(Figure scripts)
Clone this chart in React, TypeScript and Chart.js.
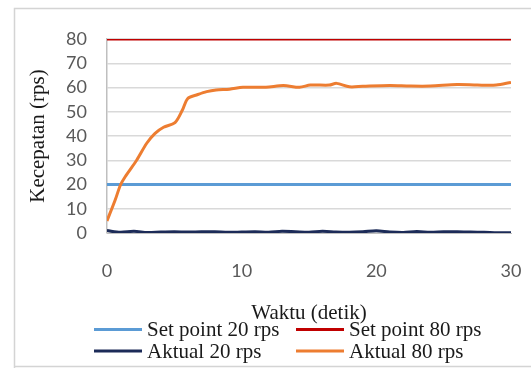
import React, { useEffect, useRef } from "react";
import { Chart, registerables } from "chart.js";

Chart.register(...registerables);

// ---- data ----
const seriesLabels = ["Set point 20 rps", "Set point 80 rps", "Aktual 20 rps", "Aktual 80 rps"];
const seriesColors = ["#5b9bd5", "#c00000", "#1c2b58", "#ed7d31"];

const setPointTime = [0, 30];
const setPoint20 = [20, 20];
const setPoint80 = [80, 80];

const aktual20Time = [0, 1, 2, 3, 4, 5, 6, 7, 8, 9, 10, 11, 12, 13, 14, 15, 16, 17, 18, 19, 20, 21, 22, 23, 24, 25, 26, 27, 28, 29, 30];
const aktual20 = [1.0, 0.3, 0.7, 0.2, 0.4, 0.5, 0.4, 0.5, 0.5, 0.3, 0.4, 0.5, 0.3, 0.7, 0.5, 0.3, 0.7, 0.4, 0.3, 0.5, 0.9, 0.4, 0.2, 0.6, 0.3, 0.5, 0.5, 0.4, 0.3, 0.1, 0.1];

const aktual80Time = [0, 0.6, 1.0, 1.35, 2.2, 2.95, 3.55, 4.2, 5.05, 5.6, 6.0, 6.65, 7.4, 8.1, 9.1, 10.1, 11.8, 13.1, 14.3, 15.1, 16.5, 17.05, 18, 19, 21, 22.5, 24, 26, 27.5, 28.9, 30];
const aktual80 = [5, 13.5, 19.8, 23.2, 30, 37, 41, 43.6, 45.5, 50.7, 55.5, 56.9, 58.3, 59, 59.3, 60.1, 60.1, 60.8, 60.1, 61, 61, 61.7, 60.3, 60.5, 60.8, 60.6, 60.6, 61.2, 61, 61, 62.1];

const yTickMin = 0;
const yTickMax = 80;
const yTickStep = 10;
const xTickMin = 0;
const xTickMax = 30;
const xTickStep = 10;

const xTitle = "Waktu (detik)";
const yTitle = "Kecepatan (rps)";

const toPoints = (xs: number[], ys: number[]) => xs.map((x, i) => ({ x, y: ys[i] }));

const W = 531;
const H = 368;

const framePlugin = {
  id: "frame",
  beforeDraw(chart: any) {
    const ctx = chart.ctx;
    ctx.save();
    ctx.fillStyle = "#ffffff";
    ctx.fillRect(0, 0, chart.width, chart.height);
    ctx.strokeStyle = "#d4d4d4";
    ctx.lineWidth = 1.5;
    ctx.beginPath();
    ctx.moveTo(14.5, H + 5);
    ctx.lineTo(14.5, 8.5);
    ctx.lineTo(W + 5, 8.5);
    ctx.moveTo(14.5, 366.5);
    ctx.lineTo(W + 5, 366.5);
    ctx.stroke();
    ctx.restore();
  },
};

const legendPlugin = {
  id: "gridLegend",
  afterDraw(chart: any) {
    const ctx = chart.ctx;
    const cols = [94, 296];
    const rows = [329.5, 351];
    chart.data.datasets.forEach((ds: any, i: number) => {
      const x = cols[i % 2];
      const y = rows[Math.floor(i / 2)];
      ctx.save();
      ctx.strokeStyle = ds.borderColor;
      ctx.lineWidth = 3;
      ctx.beginPath();
      ctx.moveTo(x, y);
      ctx.lineTo(x + 48, y);
      ctx.stroke();
      ctx.fillStyle = "#1a1a1a";
      ctx.font = "21px 'Liberation Serif'";
      ctx.textBaseline = "middle";
      ctx.textAlign = "left";
      ctx.fillText(ds.label, x + 53, y + 1);
      ctx.restore();
    });
  },
};

export default function App() {
  const canvasRef = useRef<HTMLCanvasElement | null>(null);

  useEffect(() => {
    if (!canvasRef.current) return;
    const mk = (i: number, data: any[], order: number) => ({
      label: seriesLabels[i],
      data,
      borderColor: seriesColors[i],
      backgroundColor: seriesColors[i],
      borderWidth: 3,
      pointRadius: 0,
      tension: 0.3,
      fill: false,
      order,
    });
    const chart = new Chart(canvasRef.current, {
      type: "line",
      data: {
        datasets: [
          mk(0, toPoints(setPointTime, setPoint20), 3),
          mk(1, toPoints(setPointTime, setPoint80), 2),
          mk(2, toPoints(aktual20Time, aktual20), 1),
          mk(3, toPoints(aktual80Time, aktual80), 0),
        ],
      },
      options: {
        responsive: false,
        animation: false,
        devicePixelRatio: 1,
        layout: { padding: { left: 0, right: 20, top: 39, bottom: 0 } },
        plugins: {
          legend: { display: false },
          tooltip: { enabled: false },
        },
        scales: {
          x: {
            type: "linear",
            min: xTickMin,
            max: xTickMax,
            ticks: {
              stepSize: xTickStep,
              padding: 27,
              color: "#595959",
              font: { family: "Lato", size: 18 },
              maxRotation: 0,
              autoSkip: false,
            },
            grid: { display: false, drawTicks: false },
            border: { display: true, color: "#bfbfbf" },
            title: {
              display: true,
              text: xTitle,
              color: "#1a1a1a",
              font: { family: "Liberation Serif", size: 21, lineHeight: 1.2 },
              padding: { top: 0, bottom: 42 },
            },
            afterFit(scale: any) {
              scale.height = 135;
              scale.paddingLeft = 0;
              scale.paddingRight = 10;
            },
          },
          y: {
            type: "linear",
            min: yTickMin,
            max: yTickMax,
            ticks: {
              stepSize: yTickStep,
              padding: 20,
              color: "#595959",
              font: { family: "Lato", size: 18 },
              autoSkip: false,
            },
            grid: { color: "#d9d9d9", lineWidth: 1.5, drawTicks: false },
            border: { display: true, color: "#bfbfbf", width: 1.5 },
            title: {
              display: true,
              text: yTitle,
              color: "#1a1a1a",
              font: { family: "Liberation Serif", size: 21, lineHeight: 1.2 },
              padding: { top: 26, bottom: 0 },
            },
            afterFit(scale: any) {
              scale.width = 107;
              scale.paddingTop = 10;
              scale.paddingBottom = 10;
            },
          },
        },
      },
      plugins: [framePlugin, legendPlugin],
    } as any);
    return () => chart.destroy();
  }, []);

  return (
    <div style={{ position: "absolute", left: 0, top: 0, width: W, height: H, background: "#fff" }}>
      <canvas ref={canvasRef} width={W} height={H} style={{ display: "block", width: W, height: H }} />
    </div>
  );
}
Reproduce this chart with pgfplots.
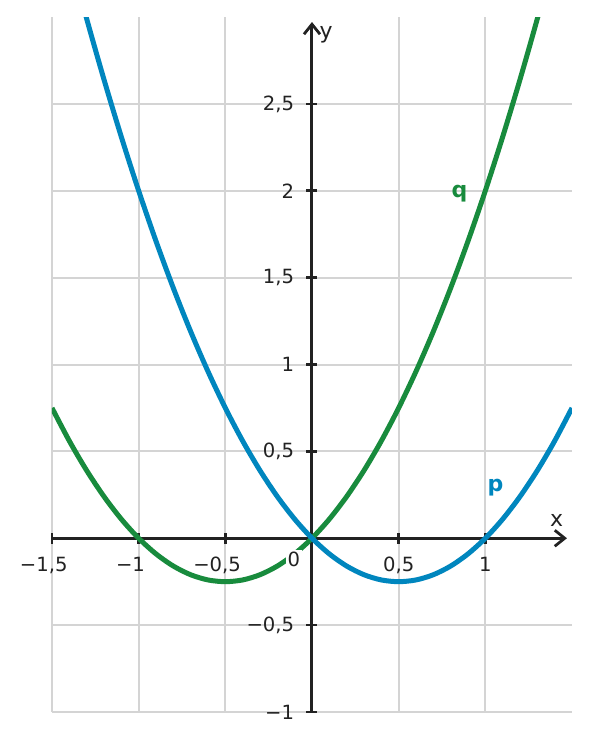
\documentclass[border=0pt]{standalone}
\usepackage{fontspec}
\setmainfont{DejaVu Sans}
\usepackage{pgfplots}
\pgfplotsset{compat=1.18}
\usetikzlibrary{arrows.meta}
\definecolor{pblue}{HTML}{0086BE}
\definecolor{qgreen}{HTML}{188B3D}
\definecolor{gridgray}{HTML}{D4D4D4}
\definecolor{axdark}{HTML}{222222}
\begin{document}
\begin{tikzpicture}
\useasboundingbox (-26pt,-14.5pt) rectangle (269pt,356pt);
\begin{axis}[
  at={(0,0)}, anchor=south west,
  scale only axis, width=260pt, height=347.5pt,
  xmin=-1.5, xmax=1.5, ymin=-1, ymax=3,
  axis lines=middle,
  axis line style={axdark, line width=1.5pt, shorten >=2.5pt, -{Straight Barb[length=5pt,width=8pt,line width=1.4pt]}},
  grid=major,
  major grid style={gridgray, line width=1pt},
  tick style={axdark, line width=1.3pt},
  tick align=center,
  major tick length=5.5pt,
  tick label style={font=\fontsize{9.8}{11}\selectfont, text=axdark},
  xtick={-1.5,-1,-0.5,0.5,1},
  xticklabels={{\llap{−}1,5},{\llap{−}1},{\llap{−}0,5},{0,5},{1}},
  ytick={-1,-0.5,0.5,1,1.5,2,2.5},
  yticklabels={{−1},{−0,5},{0,5},{1},{1,5},{2},{2,5}},
  xticklabel style={anchor=north, inner sep=0pt, yshift=-6.5pt},
  yticklabel style={anchor=east, inner sep=0pt, xshift=-6pt},
]
\addplot[qgreen, line width=2.5pt, smooth] coordinates {
(-1.5,0.75) (-1.4,0.56) (-1.3,0.39) (-1.2,0.24) (-1.1,0.11) (-1.0,0)
(-0.9,-0.09) (-0.8,-0.16) (-0.7,-0.21) (-0.6,-0.24) (-0.5,-0.25)
(-0.4,-0.24) (-0.3,-0.21) (-0.2,-0.16) (-0.1,-0.09) (0,0)
(0.1,0.11) (0.2,0.24) (0.3,0.39) (0.4,0.56) (0.5,0.75)
(0.6,0.96) (0.7,1.19) (0.8,1.44) (0.9,1.71) (1.0,2)
(1.1,2.31) (1.2,2.64) (1.3,2.99) (1.4,3.36) (1.5,3.75)};
\addplot[pblue, line width=2.5pt, smooth] coordinates {
(-1.5,3.75) (-1.4,3.36) (-1.3,2.99) (-1.2,2.64) (-1.1,2.31) (-1.0,2)
(-0.9,1.71) (-0.8,1.44) (-0.7,1.19) (-0.6,0.96) (-0.5,0.75)
(-0.4,0.56) (-0.3,0.39) (-0.2,0.24) (-0.1,0.11) (0,0)
(0.1,-0.09) (0.2,-0.16) (0.3,-0.21) (0.4,-0.24) (0.5,-0.25)
(0.6,-0.24) (0.7,-0.21) (0.8,-0.16) (0.9,-0.09) (1.0,0)
(1.1,0.11) (1.2,0.24) (1.3,0.39) (1.4,0.56) (1.5,0.75)};
\node[anchor=north, fill=white, inner sep=1pt, yshift=-5.5pt, text=axdark, font=\fontsize{9.8}{11}\selectfont] at (axis cs:-0.104,0) {0};
\node[text=qgreen, font=\fontsize{11}{13}\selectfont\bfseries] at (axis cs:0.851,1.986) {q};
\node[text=pblue, font=\fontsize{11}{13}\selectfont\bfseries] at (axis cs:1.059,0.291) {p};
\node[text=axdark, font=\fontsize{11}{13}\selectfont] at (axis cs:1.411,0.104) {x};
\node[text=axdark, font=\fontsize{11}{13}\selectfont] at (axis cs:0.081,2.896) {y};
\end{axis}
\end{tikzpicture}
\end{document}
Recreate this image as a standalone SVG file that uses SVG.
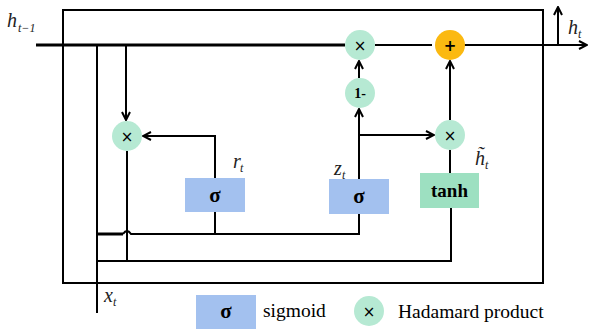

> _What is being asked_: Transcribe, from the records above, the first line and every line after it up to and including the line with "const setPoint80 = [80, 80];"; omit pictures.

> _Output of the exercise_:
Clone this chart in React, TypeScript and Chart.js.
import React, { useEffect, useRef } from "react";
import { Chart, registerables } from "chart.js";

Chart.register(...registerables);

// ---- data ----
const seriesLabels = ["Set point 20 rps", "Set point 80 rps", "Aktual 20 rps", "Aktual 80 rps"];
const seriesColors = ["#5b9bd5", "#c00000", "#1c2b58", "#ed7d31"];

const setPointTime = [0, 30];
const setPoint20 = [20, 20];
const setPoint80 = [80, 80];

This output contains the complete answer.